Reframe this: An objection isn't a "no." It's a "not yet, I still have a question."
The 4 Most Common Objections
"It's too expensive."
Usually means: "I'm not yet convinced it's worth the price." Focus on ROI and value, not discounts.
"We're not ready yet."
Usually means: "We have competing priorities." Understand the timeline and what needs to happen first.
"We're happy with our current solution."
Usually means: "I don't see enough reason to change." Explore gaps, hidden costs, or future pain points.
"I need to think about it."
Usually means: "I have an unspoken concern." Ask: "Of course — what's the main thing on your mind?"
The LAER Framework
Listen
Don't interrupt or defend immediately. Let them fully express the concern.
Acknowledge
"That's a completely fair concern." Validating doesn't mean agreeing — it builds trust.
Explore
Ask questions to understand the root. "When you say too expensive, what are you comparing it to?"
Respond
Only now do you address it — with tailored, honest information, not a canned rebuttal.
Closing & Follow-Up
Closing is often the most feared part of sales. But if you've done everything else well — built trust, understood the need, presented a tailored solution — closing becomes a natural, confident step, not a high-pressure moment.
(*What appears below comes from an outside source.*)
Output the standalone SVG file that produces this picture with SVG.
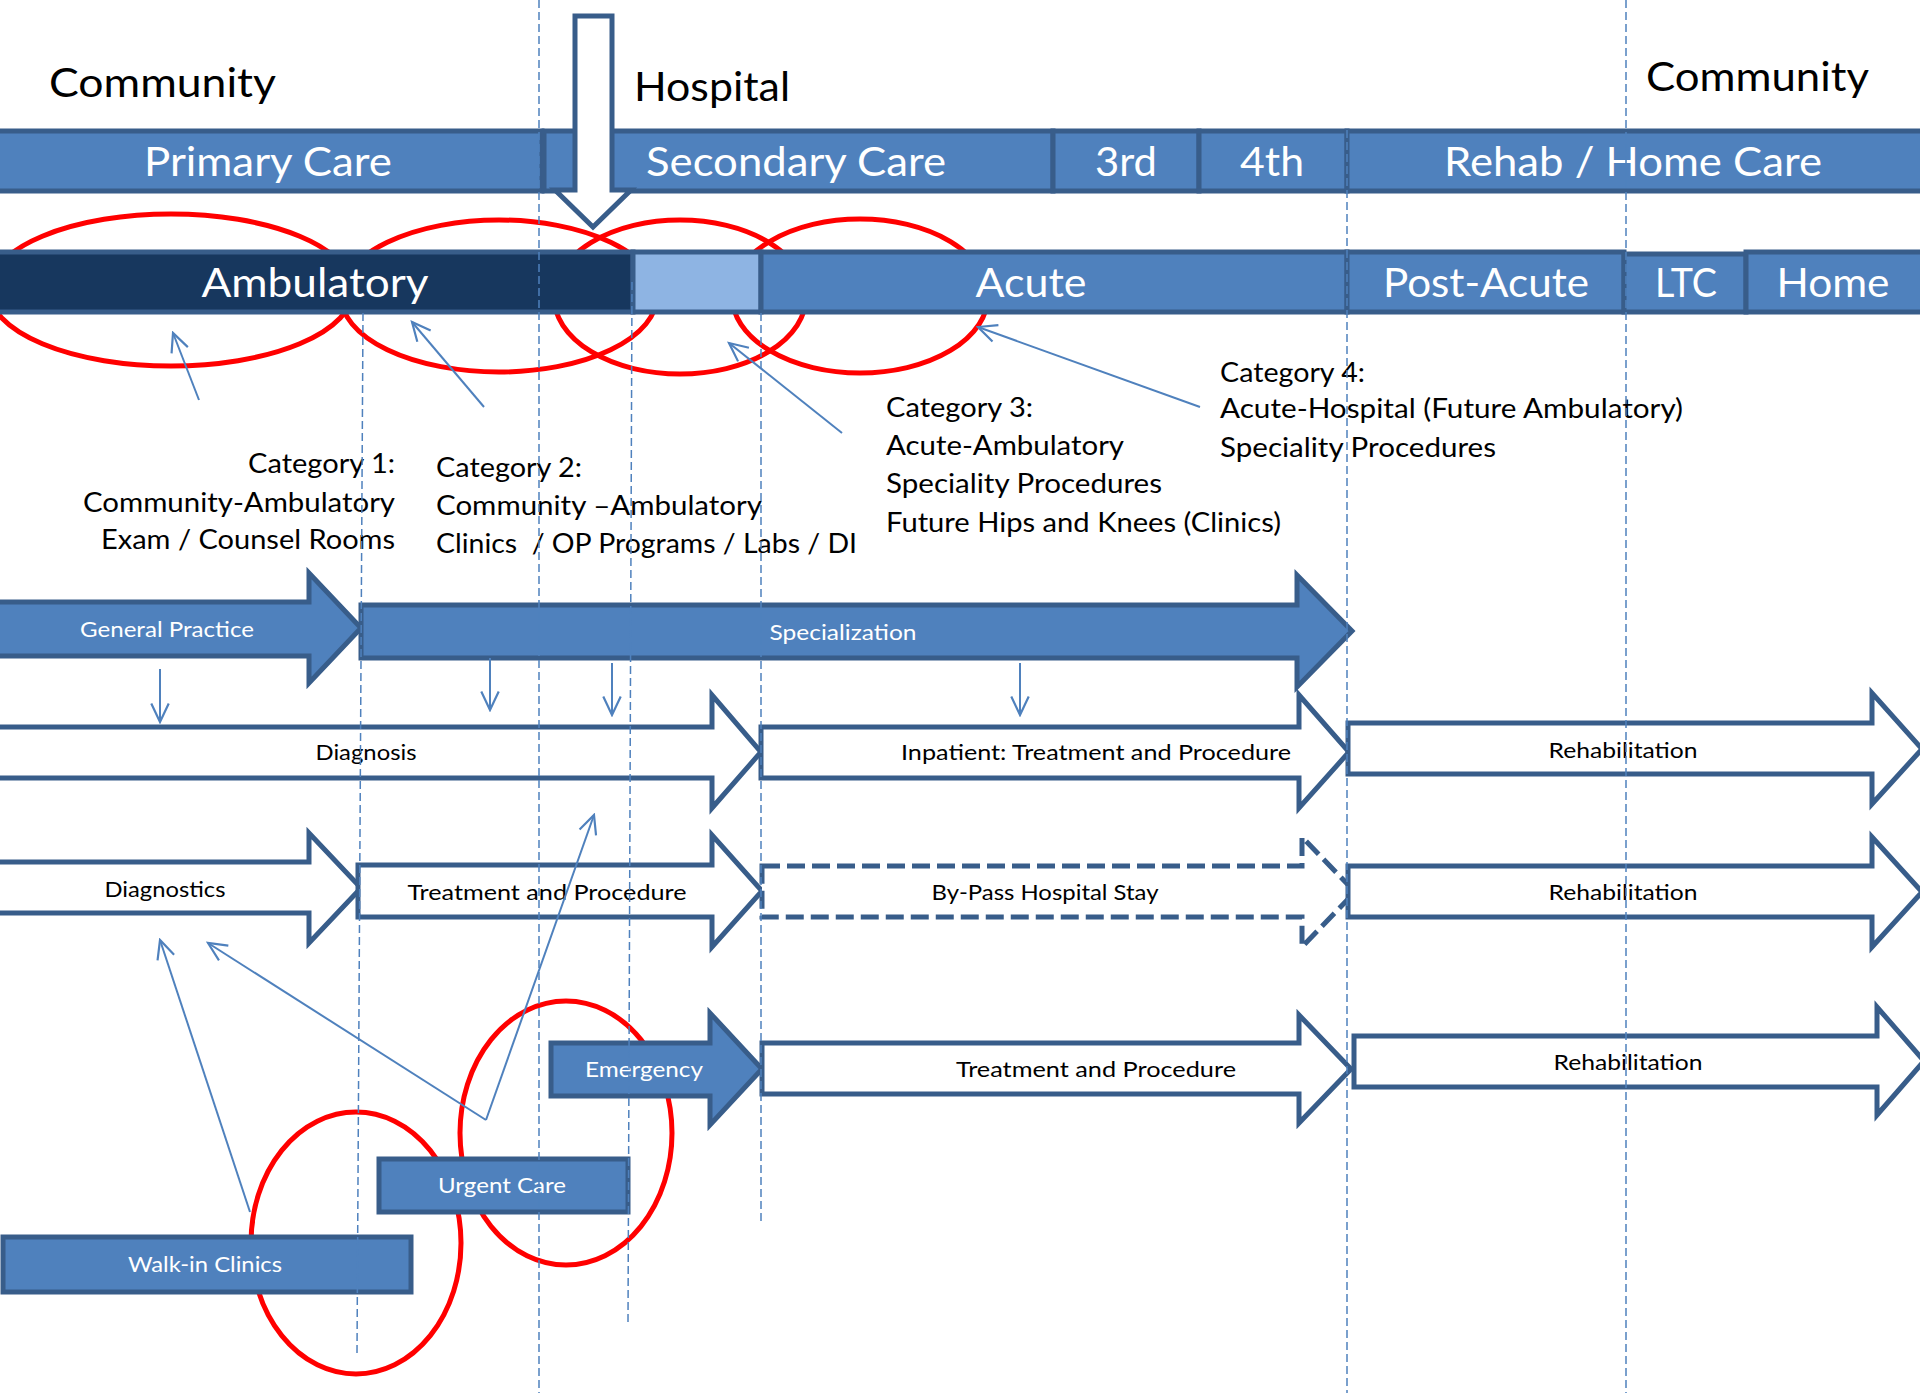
<svg xmlns="http://www.w3.org/2000/svg" width="1920" height="1393" viewBox="0 0 1920 1393">
  <style>
    text { font-family: Lato, "Open Sans", "Liberation Sans", sans-serif; }
    .bar { fill: #4F81BD; stroke: #385D8A; stroke-width: 5; }
    .dark { fill: #17375E; stroke: #385D8A; stroke-width: 5; }
    .light { fill: #8EB4E3; stroke: #385D8A; stroke-width: 5; }
    .hollow { fill: #FFFFFF; stroke: #385D8A; stroke-width: 5; stroke-linejoin: miter; }
    .dashed { stroke-dasharray: 18 7; }
    .ring { fill: none; stroke: #FF0000; stroke-width: 5; }
    .guide { stroke: #4F81BD; stroke-width: 1.5; stroke-dasharray: 8 4; fill: none; }
    .pointer { stroke: #4F81BD; stroke-width: 2; fill: none; marker-end: url(#vhead); }
    .big { font-size: 41px; }
    .white { fill: #FFFFFF; }
    .black { fill: #000000; }
    .cat { font-size: 27px; fill: #000000; }
    .lbl { font-size: 22px; }
    .mid { text-anchor: middle; }
  </style>
  <defs>
    <marker id="vhead" markerUnits="userSpaceOnUse" markerWidth="24" markerHeight="24" viewBox="-20 -10 22 20" refX="0" refY="0" orient="auto">
      <path d="M -17 -8 L 0 0 L -17 8" fill="none" stroke="#4F81BD" stroke-width="2"/>
    </marker>
  </defs>

  <rect x="0" y="0" width="1920" height="1393" fill="#FFFFFF"/>

  <!-- region headings -->
  <g id="headings">
    <text class="big black" x="49" y="97" textLength="227" lengthAdjust="spacingAndGlyphs">Community</text>
    <text class="big black" x="634" y="101" textLength="156" lengthAdjust="spacingAndGlyphs">Hospital</text>
    <text class="big black" x="1646" y="91" textLength="223" lengthAdjust="spacingAndGlyphs">Community</text>
  </g>

  <!-- red groupings around the ambulatory band -->
  <g id="rings-top">
    <ellipse class="ring" cx="171" cy="290" rx="182" ry="76"/>
    <ellipse class="ring" cx="499" cy="296" rx="158" ry="76"/>
    <ellipse class="ring" cx="680" cy="297" rx="126" ry="77"/>
    <ellipse class="ring" cx="860" cy="296" rx="128" ry="77"/>
  </g>

  <!-- care level band -->
  <g id="care-levels">
    <g id="primary-care">
      <rect class="bar" x="-5" y="131" width="547" height="60"/>
      <text class="big white mid" x="268" y="176" textLength="248" lengthAdjust="spacingAndGlyphs">Primary Care</text>
    </g>
    <g id="secondary-care">
      <rect class="bar" x="544" y="131" width="509" height="60"/>
      <text class="big white mid" x="796" y="176" textLength="300" lengthAdjust="spacingAndGlyphs">Secondary Care</text>
    </g>
    <g id="tertiary">
      <rect class="bar" x="1053" y="131" width="146" height="60"/>
      <text class="big white mid" x="1126" y="176" textLength="62" lengthAdjust="spacingAndGlyphs">3rd</text>
    </g>
    <g id="quaternary">
      <rect class="bar" x="1199" y="131" width="148" height="60"/>
      <text class="big white mid" x="1272" y="176" textLength="64" lengthAdjust="spacingAndGlyphs">4th</text>
    </g>
    <g id="rehab-home-care">
      <rect class="bar" x="1347" y="131" width="578" height="60"/>
      <text class="big white mid" x="1633" y="176" textLength="378" lengthAdjust="spacingAndGlyphs">Rehab / Home Care</text>
    </g>
  </g>

  <!-- setting band -->
  <g id="settings">
    <g id="ambulatory">
      <rect class="dark" x="-5" y="252" width="638" height="60"/>
      <text class="big white mid" x="315" y="297" textLength="227" lengthAdjust="spacingAndGlyphs">Ambulatory</text>
    </g>
    <g id="transition">
      <rect class="light" x="633" y="252" width="128" height="60"/>
    </g>
    <g id="acute">
      <rect class="bar" x="761" y="252" width="586" height="60"/>
      <text class="big white mid" x="1031" y="297" textLength="111" lengthAdjust="spacingAndGlyphs">Acute</text>
    </g>
    <g id="post-acute">
      <rect class="bar" x="1347" y="252" width="277" height="60"/>
      <text class="big white mid" x="1486" y="297" textLength="206" lengthAdjust="spacingAndGlyphs">Post-Acute</text>
    </g>
    <g id="ltc">
      <rect class="bar" x="1624" y="254" width="122" height="58"/>
      <text class="big white mid" x="1686" y="297" textLength="62" lengthAdjust="spacingAndGlyphs">LTC</text>
    </g>
    <g id="home">
      <rect class="bar" x="1746" y="252" width="179" height="60"/>
      <text class="big white mid" x="1833" y="297" textLength="113" lengthAdjust="spacingAndGlyphs">Home</text>
    </g>
  </g>

  <!-- entry arrow into hospital -->
  <g id="hospital-entry">
    <path class="hollow" d="M 575 16 H 612 V 190 H 631 L 593 227 L 555 190 H 575 Z"/>
  </g>

  <!-- category descriptions -->
  <g id="category-1">
    <text class="cat" x="395" y="473" text-anchor="end" textLength="147" lengthAdjust="spacingAndGlyphs">Category 1:</text>
    <text class="cat" x="395" y="512" text-anchor="end" textLength="312" lengthAdjust="spacingAndGlyphs">Community-Ambulatory</text>
    <text class="cat" x="395" y="549" text-anchor="end" textLength="294" lengthAdjust="spacingAndGlyphs">Exam / Counsel Rooms</text>
  </g>
  <g id="category-2">
    <text class="cat" x="436" y="477" textLength="146" lengthAdjust="spacingAndGlyphs">Category 2:</text>
    <text class="cat" x="436" y="515" textLength="326" lengthAdjust="spacingAndGlyphs">Community –Ambulatory</text>
    <text class="cat" x="436" y="553" textLength="421" lengthAdjust="spacingAndGlyphs" xml:space="preserve">Clinics  / OP Programs / Labs / DI</text>
  </g>
  <g id="category-3">
    <text class="cat" x="886" y="417" textLength="147" lengthAdjust="spacingAndGlyphs">Category 3:</text>
    <text class="cat" x="886" y="455" textLength="238" lengthAdjust="spacingAndGlyphs">Acute-Ambulatory</text>
    <text class="cat" x="886" y="493" textLength="276" lengthAdjust="spacingAndGlyphs">Speciality Procedures</text>
    <text class="cat" x="886" y="532" textLength="395" lengthAdjust="spacingAndGlyphs">Future Hips and Knees (Clinics)</text>
  </g>
  <g id="category-4">
    <text class="cat" x="1220" y="382" textLength="145" lengthAdjust="spacingAndGlyphs">Category 4:</text>
    <text class="cat" x="1220" y="418" textLength="463" lengthAdjust="spacingAndGlyphs">Acute-Hospital (Future Ambulatory)</text>
    <text class="cat" x="1220" y="457" textLength="276" lengthAdjust="spacingAndGlyphs">Speciality Procedures</text>
  </g>

  <!-- red groupings around urgent care and walk-in -->
  <g id="rings-bottom">
    <ellipse class="ring" cx="566" cy="1133" rx="106" ry="132"/>
    <ellipse class="ring" cx="356" cy="1243" rx="105" ry="131"/>
  </g>

  <!-- pathway arrows -->
  <g id="general-practice">
    <path class="bar" d="M -10 602 H 309 V 573 L 361 628 L 309 683 V 656 H -10 Z"/>
    <text class="lbl white mid" x="167" y="637" textLength="174" lengthAdjust="spacingAndGlyphs">General Practice</text>
  </g>
  <g id="specialization">
    <path class="bar" d="M 361 605 H 1297 V 575 L 1352 631 L 1297 687 V 658 H 361 Z"/>
    <text class="lbl white mid" x="843" y="640" textLength="147" lengthAdjust="spacingAndGlyphs">Specialization</text>
  </g>

  <g id="diagnosis">
    <path class="hollow" d="M -10 727 H 712 V 695 L 761 752 L 712 808 V 778 H -10 Z"/>
    <text class="lbl black mid" x="366" y="760" textLength="101" lengthAdjust="spacingAndGlyphs">Diagnosis</text>
  </g>
  <g id="inpatient">
    <path class="hollow" d="M 761 727 H 1299 V 695 L 1349 752 L 1299 808 V 778 H 761 Z"/>
    <text class="lbl black mid" x="1096" y="760" textLength="390" lengthAdjust="spacingAndGlyphs">Inpatient: Treatment and Procedure</text>
  </g>
  <g id="rehabilitation-1">
    <path class="hollow" d="M 1348 723 H 1872 V 693 L 1922 749 L 1872 804 V 774 H 1348 Z"/>
    <text class="lbl black mid" x="1623" y="758" textLength="149" lengthAdjust="spacingAndGlyphs">Rehabilitation</text>
  </g>

  <g id="diagnostics">
    <path class="hollow" d="M -10 862 H 309 V 833 L 361 888 L 309 943 V 913 H -10 Z"/>
    <text class="lbl black mid" x="165" y="897" textLength="121" lengthAdjust="spacingAndGlyphs">Diagnostics</text>
  </g>
  <g id="treatment-2">
    <path class="hollow" d="M 358 865 H 712 V 835 L 762 891 L 712 947 V 917 H 358 Z"/>
    <text class="lbl black mid" x="547" y="900" textLength="279" lengthAdjust="spacingAndGlyphs">Treatment and Procedure</text>
  </g>
  <g id="bypass">
    <path class="hollow dashed" d="M 762 866 H 1302 V 837 L 1355 892 L 1302 947 V 917 H 762 Z"/>
    <text class="lbl black mid" x="1045" y="900" textLength="227" lengthAdjust="spacingAndGlyphs">By-Pass Hospital Stay</text>
  </g>
  <g id="rehabilitation-2">
    <path class="hollow" d="M 1348 866 H 1872 V 837 L 1922 892 L 1872 947 V 917 H 1348 Z"/>
    <text class="lbl black mid" x="1623" y="900" textLength="149" lengthAdjust="spacingAndGlyphs">Rehabilitation</text>
  </g>

  <g id="emergency">
    <path class="bar" d="M 551 1043 H 710 V 1013 L 762 1069 L 710 1125 V 1096 H 551 Z"/>
    <text class="lbl white mid" x="644" y="1077" textLength="118" lengthAdjust="spacingAndGlyphs">Emergency</text>
  </g>
  <g id="treatment-3">
    <path class="hollow" d="M 762 1043 H 1299 V 1015 L 1351 1069 L 1299 1123 V 1094 H 762 Z"/>
    <text class="lbl black mid" x="1096" y="1077" textLength="280" lengthAdjust="spacingAndGlyphs">Treatment and Procedure</text>
  </g>
  <g id="rehabilitation-3">
    <path class="hollow" d="M 1354 1036 H 1877 V 1007 L 1924 1061 L 1877 1115 V 1087 H 1354 Z"/>
    <text class="lbl black mid" x="1628" y="1070" textLength="149" lengthAdjust="spacingAndGlyphs">Rehabilitation</text>
  </g>

  <g id="urgent-care">
    <rect class="bar" x="379" y="1159" width="249" height="53"/>
    <text class="lbl white mid" x="502" y="1193" textLength="128" lengthAdjust="spacingAndGlyphs">Urgent Care</text>
  </g>
  <g id="walk-in-clinics">
    <rect class="bar" x="3" y="1237" width="408" height="55"/>
    <text class="lbl white mid" x="205" y="1272" textLength="154" lengthAdjust="spacingAndGlyphs">Walk-in Clinics</text>
  </g>

  <!-- connectors: pointers and dashed column guides -->
  <g id="connectors">
    <line class="pointer" x1="199" y1="400" x2="173" y2="333"/>
    <line class="pointer" x1="484" y1="407" x2="412" y2="322"/>
    <line class="pointer" x1="842" y1="433" x2="729" y2="343"/>
    <line class="pointer" x1="1200" y1="407" x2="978" y2="327"/>

    <line class="pointer" x1="160" y1="669" x2="160" y2="722"/>
    <line class="pointer" x1="490" y1="658" x2="490" y2="710"/>
    <line class="pointer" x1="612" y1="663" x2="612" y2="715"/>
    <line class="pointer" x1="1020" y1="663" x2="1020" y2="715"/>

    <line class="pointer" x1="250" y1="1212" x2="160" y2="940"/>
    <line class="pointer" x1="486" y1="1120" x2="208" y2="943"/>
    <line class="pointer" x1="486" y1="1120" x2="594" y2="815"/>

    <line class="guide" x1="539" y1="0" x2="539" y2="1393"/>
    <line class="guide" x1="363" y1="313" x2="357" y2="1353"/>
    <line class="guide" x1="632" y1="282" x2="628" y2="1322"/>
    <line class="guide" x1="761" y1="313" x2="761" y2="1222"/>
    <line class="guide" x1="1347" y1="130" x2="1347" y2="1393"/>
    <line class="guide" x1="1626" y1="0" x2="1626" y2="1393"/>
  </g>
</svg>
Signals the Customer Is Ready
Asking implementation questions
"How long does onboarding take?" They're picturing themselves using it already.
Asking about pricing details
When they ask about payment terms, contracts, or volume discounts — they're close.
Positive body language
Nodding, leaning forward, engaged tone. In calls, shorter silences and quicker agreement.
Referencing others
"I'd want my manager to see this." They're already selling it internally.
Three Effective Closing Approaches
The Summary Close
"Based on everything we've discussed — you need X and Y, and our solution delivers both. Does this feel like the right fit?" Simple, honest, clear.
The Assumptive Close
"Let's talk about what getting started would look like." Assumes positive intent — only use once you've read strong buying signals.
The Next Step Close
"What would you need to see or hear to feel comfortable moving forward?" Low pressure, keeps conversation going, surfaces remaining concerns.
Follow-Up: The Underrated Superpower
80% of sales require 5 follow-ups after the initial meeting. Yet 44% of salespeople give up after just one. The fortune is truly in the follow-up.
Golden rule of follow-up: Every message should add value, not just check in. Share a relevant article, a case study, or an answer to a question they raised. Give them a reason to respond.
You Did It!
You've completed the Sales Fundamentals curriculum. You now have a solid foundation to start building real-world sales skills. Practice is the next step — take what you've learned and apply it.